L’eucaristia è come l’amore per le coppie sposi. Non si vive di rendita. L’amore occorre rinnovarlo e rinfrescarlo ogni giorno. Non mi stanco nel celebrare, anche dopo le oltre 20000 messe celebrate.

Mi chiedo però quante siano servite per la mia vita spirituale e pastorale, averle celebrate. Se il terreno della mia vita ha dato frutti abbondanti. Insieme alla parola grazie, allora, chiedo perdono e misericordia. Per aver sciupato tanta grazia di Dio.
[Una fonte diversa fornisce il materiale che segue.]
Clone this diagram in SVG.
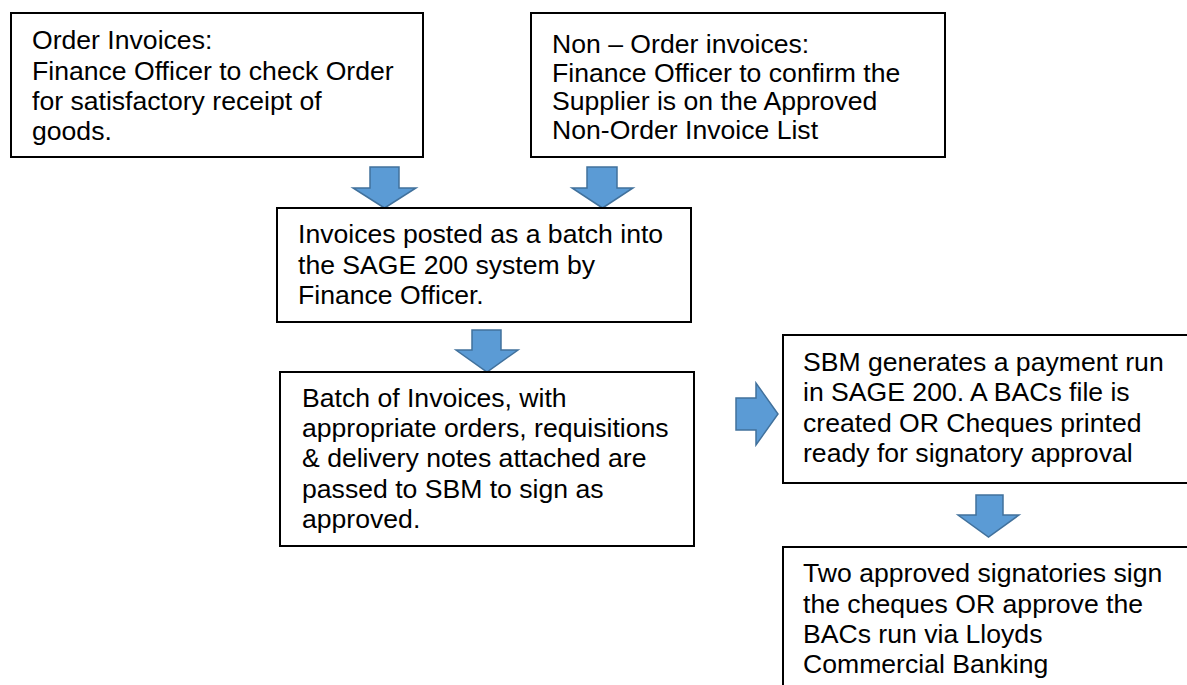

Oggi ringrazio e chiedo scusa al Signore. E, dopo di Lui, ringrazio tutte le persone che mi hanno voluto bene e che mi hanno aiutato, dai miei genitori fino ad oggi… e anche a tutti questi chiedo la misericordia del perdono per le delusioni o le ferite arrecate e che, temo, arrecherò ancora. Perché, se da preti si poteva fare del bene e del male, da vescovi si può fare tanto del bene ma anche tanto del male.

Nella mia ordinazione diaconale scelsi un brano di Mazzolari: "Ci impegniamo noi e non gli altri…

Ci impegniamo senza pretendere che altri s’impegnino…

Ci impegniamo senza giudicare chi non s’impegna, senza disimpegnarci perché altri non s’impegnano…."

È un impegno che rinnovo. Continuo ad amare la chiesa, ne colgo i limiti ma anche il tanto bene potenziale e in atto. È la più bella vocazione che si possa avere. Per le occasioni di bene che si hanno di ricevere e di dare amore vero e gratuito.